TWO initiatives announced yesterday to replace the work currently done by regional development agencies failed to impress.
I don’t like what I have heard so far about Local Enterprise Partnerships, principally because of the last word in the name.
Partnership is an overused word in quangoland. The denizens of this world have their highly honed definitions of “partnership”, but the concept is rarely put into action.
The idea that different local authorities are going to chip in and spend a huge wedge of their individual resources on a bridge or a road in just one borough is far-fetched.
Local authorities are inevitably parochially minded and will without doubt squabble about how to dish out the dosh. There won’t be agreement, they won’t work together: not unless the structure and resources available to the new LEPs are property vested in them.
As for the £1bn regional growth fund, also announced yesterday, it won’t go far, not after it has been divided up between all regions.

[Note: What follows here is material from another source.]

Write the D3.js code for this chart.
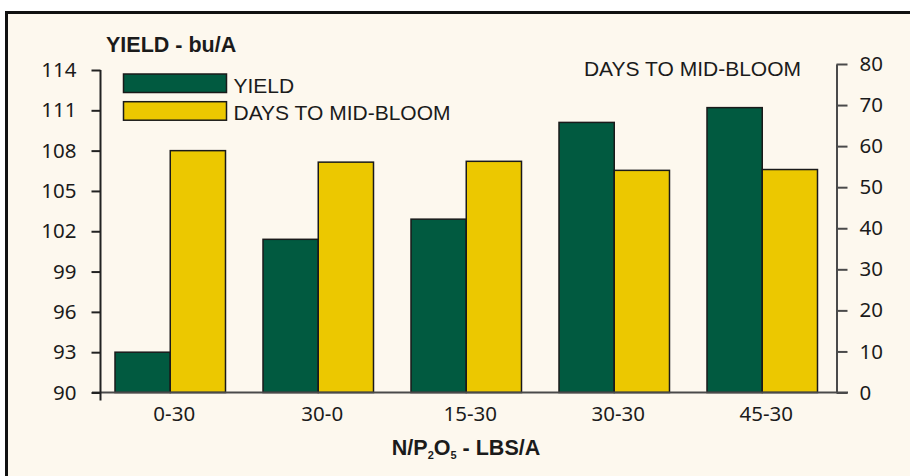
<!DOCTYPE html>
<html>
<head>
<meta charset="utf-8">
<script src="https://cdn.jsdelivr.net/npm/d3@7"></script>
<style>
  html, body { margin: 0; padding: 0; background: #ffffff; }
  svg { display: block; }
</style>
</head>
<body>
<svg id="chart" width="910" height="476"></svg>
<script>
// Treatment rates (N/P2O5, lbs per acre)
const categories = ["0-30", "30-0", "15-30", "30-30", "45-30"];
// Yield, bushels per acre (left axis)
const yieldValues = [93.0, 101.4, 102.9, 110.1, 111.2];
// Days to mid-bloom (right axis)
const bloomDays = [58.9, 56.1, 56.3, 54.1, 54.3];
// Axis tick labels
const yieldTicks = [90, 93, 96, 99, 102, 105, 108, 111, 114];
const dayTicks = [0, 10, 20, 30, 40, 50, 60, 70, 80];
const seriesNames = ["YIELD", "DAYS TO MID-BLOOM"];

const colors = { yield: "#015a40", days: "#ecc800" };
const ink = "#1b1b1b";
const titleFont = "'Liberation Sans', Arial, sans-serif";
const tickFont = "'Noto Sans', 'Liberation Sans', sans-serif";
const tickSize = 20.5;

const svg = d3.select("#chart");

// panel with heavy border
svg.append("rect")
  .attr("x", 6.5).attr("y", 12.5)
  .attr("width", 920).attr("height", 480)
  .attr("fill", "#fdf8ee")
  .attr("stroke", "#111").attr("stroke-width", 3);

const plotBottom = 392.5;

const x = d3.scaleBand()
  .domain(categories)
  .range([100, 832.5])
  .paddingInner(0.2534)
  .paddingOuter(0.1014);

const xSub = d3.scaleBand()
  .domain(["yield", "days"])
  .range([0, x.bandwidth()]);

const yLeft = d3.scaleLinear().domain([90, 114]).range([plotBottom, 70]);
const yRight = d3.scaleLinear().domain([0, 80]).range([plotBottom, 64]);

// bars
const groups = svg.append("g").selectAll("g")
  .data(categories)
  .join("g")
  .attr("transform", d => `translate(${x(d)},0)`);

groups.append("rect")
  .attr("x", xSub("yield"))
  .attr("width", xSub.bandwidth())
  .attr("y", (d, i) => yLeft(yieldValues[i]))
  .attr("height", (d, i) => plotBottom - yLeft(yieldValues[i]))
  .attr("fill", colors.yield)
  .attr("stroke", "#1a1a1a").attr("stroke-width", 1.5);

groups.append("rect")
  .attr("x", xSub("days"))
  .attr("width", xSub.bandwidth())
  .attr("y", (d, i) => yRight(bloomDays[i]))
  .attr("height", (d, i) => plotBottom - yRight(bloomDays[i]))
  .attr("fill", colors.days)
  .attr("stroke", "#1a1a1a").attr("stroke-width", 1.5);

// x baseline and category labels
const xAxis = svg.append("g")
  .attr("transform", `translate(0,${plotBottom})`)
  .call(d3.axisBottom(x).tickSize(0).tickSizeOuter(0).tickPadding(14));
xAxis.select(".domain").remove();
xAxis.append("line")
  .attr("x1", 92).attr("x2", 848)
  .attr("stroke", "#4a4a4a").attr("stroke-width", 2);
xAxis.selectAll("text")
  .attr("dx", 4)
  .attr("font-family", tickFont).attr("font-size", tickSize)
  .attr("fill", ink);

// left axis
const leftAxis = svg.append("g")
  .attr("transform", "translate(100.5,0)")
  .call(d3.axisLeft(yLeft).tickValues(yieldTicks).tickSize(9).tickSizeOuter(0).tickPadding(15));
leftAxis.select(".domain").remove();
leftAxis.append("line")
  .attr("y1", yLeft(114)).attr("y2", plotBottom + 8)
  .attr("stroke", "#222").attr("stroke-width", 2);
leftAxis.selectAll(".tick line").attr("stroke", "#222").attr("stroke-width", 2);
leftAxis.selectAll("text")
  .attr("font-family", tickFont).attr("font-size", tickSize)
  .attr("fill", ink);

// right axis
const rightAxis = svg.append("g")
  .attr("transform", "translate(836.5,0)")
  .call(d3.axisRight(yRight).tickValues(dayTicks).tickSize(11).tickSizeOuter(0).tickPadding(12));
rightAxis.select(".domain").attr("stroke", "#4a4a4a").attr("stroke-width", 2);
rightAxis.selectAll(".tick line").attr("stroke", "#4a4a4a").attr("stroke-width", 2);
rightAxis.selectAll("text")
  .attr("font-family", tickFont).attr("font-size", tickSize)
  .attr("fill", ink);

// axis titles
svg.append("text")
  .attr("x", 106).attr("y", 52)
  .attr("font-family", titleFont).attr("font-size", 21.5).attr("font-weight", "bold")
  .attr("fill", ink)
  .text("YIELD - bu/A");

svg.append("text")
  .attr("x", 801).attr("y", 76)
  .attr("text-anchor", "end")
  .attr("font-family", titleFont).attr("font-size", 21)
  .attr("fill", ink)
  .text("DAYS TO MID-BLOOM");

const xTitle = svg.append("text")
  .attr("x", 466).attr("y", 455)
  .attr("text-anchor", "middle")
  .attr("font-family", titleFont).attr("font-size", 21.5).attr("font-weight", "bold")
  .attr("fill", ink);
xTitle.append("tspan").text("N/P");
xTitle.append("tspan").attr("font-size", 11).attr("dy", 4).text("2");
xTitle.append("tspan").attr("dy", -4).text("O");
xTitle.append("tspan").attr("font-size", 11).attr("dy", 4).text("5");
xTitle.append("tspan").attr("dy", -4).text(" - LBS/A");

// legend
const legend = svg.append("g").attr("transform", "translate(123.5,74)");
const legendItems = legend.selectAll("g")
  .data(seriesNames)
  .join("g")
  .attr("transform", (d, i) => `translate(0,${i * 27.7})`);
legendItems.append("rect")
  .attr("width", 103).attr("height", 18.5)
  .attr("fill", (d, i) => i === 0 ? colors.yield : colors.days)
  .attr("stroke", "#1a1a1a").attr("stroke-width", 1.5);
legendItems.append("text")
  .attr("x", 110).attr("y", 18.7)
  .attr("font-family", titleFont).attr("font-size", 21)
  .attr("fill", ink)
  .text(d => d);
</script>
</body>
</html>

The plan to abolish the North West Development Agency and other RDAs is no surprise. The Conservatives are dogmatically opposed to regional agencies because they emerged a little over a decade ago out of the then Labour government’s ambition to devolve some powers to regional assemblies. That whole concept fell flat, though, when the great British public reacted to it with the utmost apathy.
There is no sense of people around the North West region sharing a common identity. We do not think of ourselves as north-westerners.
The people of Cumbria live in a very different world to the people of inner city Liverpool or Manchester. Cumbria may as well be on Mars for all the affinity and issues the people there have in common with Scousers. As for Liverpool and Manchester, centuries of history suggest the cities are more likely to be at loggerheads than agree to region-wide economic strategies.